--- begin GIVEN RECORDS ---

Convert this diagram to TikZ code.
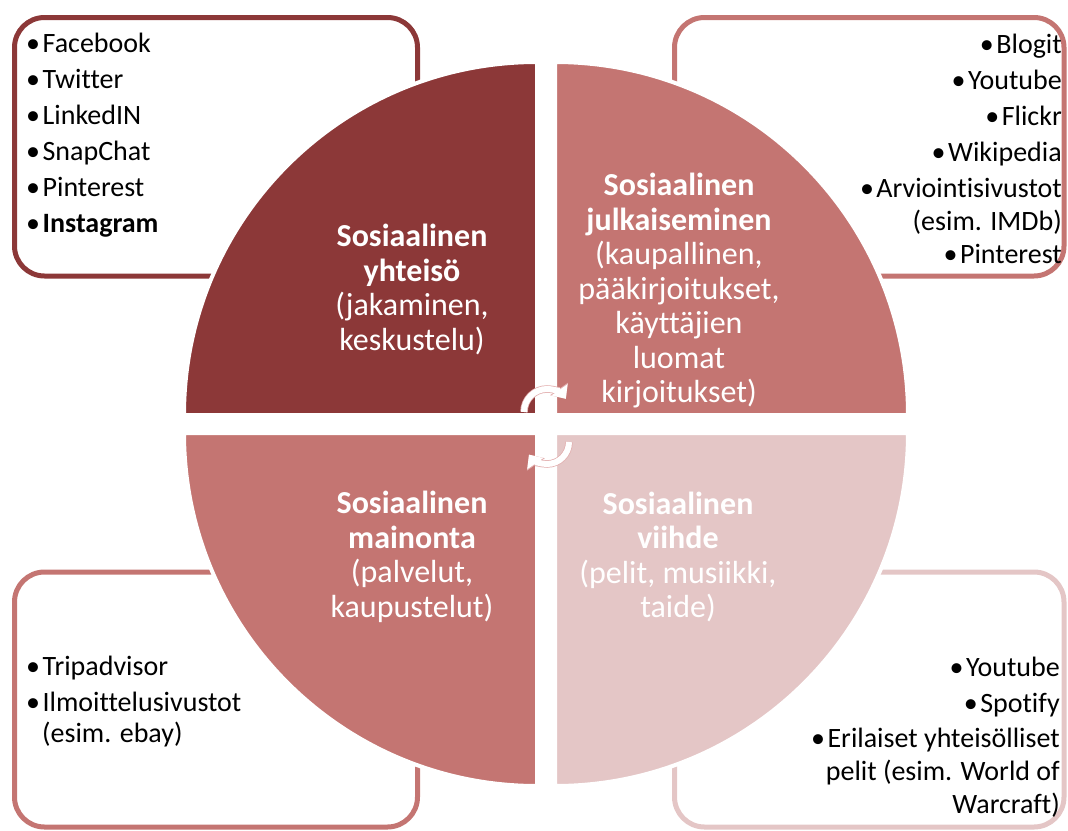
\documentclass[tikz,border=0pt]{standalone}
\usepackage{fontspec}
\setmainfont{Carlito}[Ligatures=NoCommon]
\usetikzlibrary{arrows.meta}
\definecolor{darkrose}{HTML}{8C3838}
\definecolor{midrose}{HTML}{C47572}
\definecolor{lightrose}{HTML}{E4C6C6}
\definecolor{rimrose}{HTML}{E2AEAE}
\newcommand{\bul}{•\hspace{2.5pt}}
\tikzset{listbox/.style={rounded corners=30pt, line width=5pt},
         quarter/.style={draw=white, line width=4pt},
         quartertext/.style={text=white, align=center,
                             font=\fontsize{32}{34.5}\selectfont},
         item/.style={font=\fontsize{28}{33}\selectfont},
         cyclearrow/.style={white, line width=6pt,
                            -{Triangle[width=19pt, length=11pt]},
                            preaction={draw=rimrose, line width=7.5pt,
                                       -{Triangle[width=21pt, length=12pt]}}}}

\begin{document}
\begin{tikzpicture}[x=1pt, y=-1pt, every node/.style={inner sep=0pt}]
      \useasboundingbox (0,0) rectangle (1068,830);

      % boxes behind the circle
      \draw[listbox, draw=darkrose] (14.5,17.5) rectangle (417.5,276);
      \draw[listbox, draw=midrose] (674.5,17.5) rectangle (1064,276);
      \draw[listbox, draw=midrose] (14.5,572) rectangle (417.5,827);
      \draw[listbox, draw=lightrose] (674.5,572) rectangle (1064,827);

      % four quarters
      \filldraw[quarter, fill=darkrose] (537,415) -- (184,415)
        arc[start angle=180, end angle=270, radius=353] -- cycle;
      \filldraw[quarter, fill=midrose] (555,415) -- (555,62)
        arc[start angle=270, end angle=360, radius=353] -- cycle;
      \filldraw[quarter, fill=lightrose] (555,433) -- (908,433)
        arc[start angle=0, end angle=90, radius=353] -- cycle;
      \filldraw[quarter, fill=midrose] (537,433) -- (537,786)
        arc[start angle=90, end angle=180, radius=353] -- cycle;

      \draw[cyclearrow] (524,412) arc[start angle=180, end angle=325, radius=23];
      \draw[cyclearrow] (569,442) arc[start angle=0, end angle=145, radius=22];

      \node[quartertext] (community) at (412,289.5)
        {\textbf{Sosiaalinen}\\\textbf{yhteisö}\\(jakaminen,\\keskustelu)};
      \node[quartertext] (publishing) at (679,291)
        {\textbf{Sosiaalinen}\\\textbf{julkaiseminen}\\(kaupallinen,\\pääkirjoitukset,\\käyttäjien\\luomat\\kirjoitukset)};
      \node[quartertext] (marketing) at (412,557)
        {\textbf{Sosiaalinen}\\\textbf{mainonta}\\(palvelut,\\kaupustelut)};
      \node[quartertext] (entertainment) at (678,557)
        {\textbf{Sosiaalinen}\\\textbf{viihde}\\(pelit, musiikki,\\taide)};

      % lists
      \foreach \name [count=\i from 0] in {Facebook, Twitter, LinkedIN, SnapChat, Pinterest}
        \node[item, anchor=base west] (comm\i) at (26,52+36*\i) {\bul\name};
      \node[item, anchor=base west] (comm5) at (26,232) {\bul\textbf{Instagram}};

      \foreach \name/\y [count=\i] in {Blogit/53, Youtube/89, Flickr/125, Wikipedia/161,
                                       Arviointisivustot/197}
        \node[item, anchor=base east] (pub\i) at (1062,\y) {\bul\name};
      \node[item, anchor=base east] (pub6) at (1062,230) {(esim. IMDb)};
      \node[item, anchor=base east] (pub7) at (1062,263) {\bul Pinterest};

      \node[item, anchor=base west] (mark1) at (26,675) {\bul Tripadvisor};
      \node[item, anchor=base west] (mark2) at (26,711) {\bul Ilmoittelusivustot};
      \node[item, anchor=base west] (mark3) at (42,742) {(esim. ebay)};

      \node[item, anchor=base east] (ent1) at (1060,676) {\bul Youtube};
      \node[item, anchor=base east] (ent2) at (1060,712) {\bul Spotify};
      \node[item, anchor=base east] (ent3) at (1060,747) {\bul Erilaiset yhteisölliset};
      \node[item, anchor=base east] (ent4) at (1060,780) {pelit (esim. World of};
      \node[item, anchor=base east] (ent5) at (1060,813) {Warcraft)};
    \end{tikzpicture}
\end{document}
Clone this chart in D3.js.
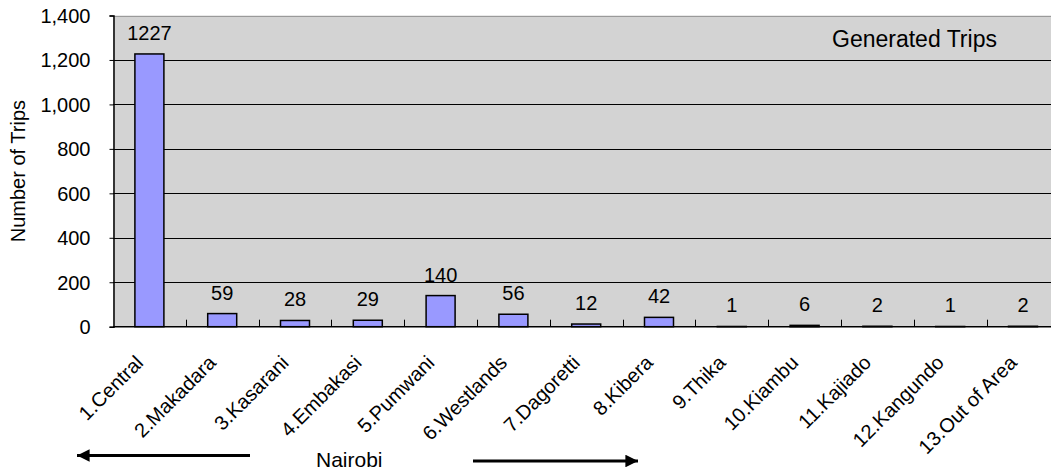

--- end GIVEN RECORDS ---

● AIM
Copy the listing word for word, excluding its pictures.

● EXERCISE RESPONSE
Convert this diagram to TikZ code.
\documentclass[tikz,border=0pt]{standalone}
\usepackage{fontspec}
\setmainfont{Carlito}[Ligatures=NoCommon]
\usetikzlibrary{arrows.meta}
\definecolor{darkrose}{HTML}{8C3838}
\definecolor{midrose}{HTML}{C47572}
\definecolor{lightrose}{HTML}{E4C6C6}
\definecolor{rimrose}{HTML}{E2AEAE}
\newcommand{\bul}{•\hspace{2.5pt}}
\tikzset{listbox/.style={rounded corners=30pt, line width=5pt},
         quarter/.style={draw=white, line width=4pt},
         quartertext/.style={text=white, align=center,
                             font=\fontsize{32}{34.5}\selectfont},
         item/.style={font=\fontsize{28}{33}\selectfont},
         cyclearrow/.style={white, line width=6pt,
                            -{Triangle[width=19pt, length=11pt]},
                            preaction={draw=rimrose, line width=7.5pt,
                                       -{Triangle[width=21pt, length=12pt]}}}}

\begin{document}
\begin{tikzpicture}[x=1pt, y=-1pt, every node/.style={inner sep=0pt}]
      \useasboundingbox (0,0) rectangle (1068,830);

      % boxes behind the circle
      \draw[listbox, draw=darkrose] (14.5,17.5) rectangle (417.5,276);
      \draw[listbox, draw=midrose] (674.5,17.5) rectangle (1064,276);
      \draw[listbox, draw=midrose] (14.5,572) rectangle (417.5,827);
      \draw[listbox, draw=lightrose] (674.5,572) rectangle (1064,827);

      % four quarters
      \filldraw[quarter, fill=darkrose] (537,415) -- (184,415)
        arc[start angle=180, end angle=270, radius=353] -- cycle;
      \filldraw[quarter, fill=midrose] (555,415) -- (555,62)
        arc[start angle=270, end angle=360, radius=353] -- cycle;
      \filldraw[quarter, fill=lightrose] (555,433) -- (908,433)
        arc[start angle=0, end angle=90, radius=353] -- cycle;
      \filldraw[quarter, fill=midrose] (537,433) -- (537,786)
        arc[start angle=90, end angle=180, radius=353] -- cycle;

      \draw[cyclearrow] (524,412) arc[start angle=180, end angle=325, radius=23];
      \draw[cyclearrow] (569,442) arc[start angle=0, end angle=145, radius=22];

      \node[quartertext] (community) at (412,289.5)
        {\textbf{Sosiaalinen}\\\textbf{yhteisö}\\(jakaminen,\\keskustelu)};
      \node[quartertext] (publishing) at (679,291)
        {\textbf{Sosiaalinen}\\\textbf{julkaiseminen}\\(kaupallinen,\\pääkirjoitukset,\\käyttäjien\\luomat\\kirjoitukset)};
      \node[quartertext] (marketing) at (412,557)
        {\textbf{Sosiaalinen}\\\textbf{mainonta}\\(palvelut,\\kaupustelut)};
      \node[quartertext] (entertainment) at (678,557)
        {\textbf{Sosiaalinen}\\\textbf{viihde}\\(pelit, musiikki,\\taide)};

      % lists
      \foreach \name [count=\i from 0] in {Facebook, Twitter, LinkedIN, SnapChat, Pinterest}
        \node[item, anchor=base west] (comm\i) at (26,52+36*\i) {\bul\name};
      \node[item, anchor=base west] (comm5) at (26,232) {\bul\textbf{Instagram}};

      \foreach \name/\y [count=\i] in {Blogit/53, Youtube/89, Flickr/125, Wikipedia/161,
                                       Arviointisivustot/197}
        \node[item, anchor=base east] (pub\i) at (1062,\y) {\bul\name};
      \node[item, anchor=base east] (pub6) at (1062,230) {(esim. IMDb)};
      \node[item, anchor=base east] (pub7) at (1062,263) {\bul Pinterest};

      \node[item, anchor=base west] (mark1) at (26,675) {\bul Tripadvisor};
      \node[item, anchor=base west] (mark2) at (26,711) {\bul Ilmoittelusivustot};
      \node[item, anchor=base west] (mark3) at (42,742) {(esim. ebay)};

      \node[item, anchor=base east] (ent1) at (1060,676) {\bul Youtube};
      \node[item, anchor=base east] (ent2) at (1060,712) {\bul Spotify};
      \node[item, anchor=base east] (ent3) at (1060,747) {\bul Erilaiset yhteisölliset};
      \node[item, anchor=base east] (ent4) at (1060,780) {pelit (esim. World of};
      \node[item, anchor=base east] (ent5) at (1060,813) {Warcraft)};
    \end{tikzpicture}
\end{document}
Clone this chart in D3.js.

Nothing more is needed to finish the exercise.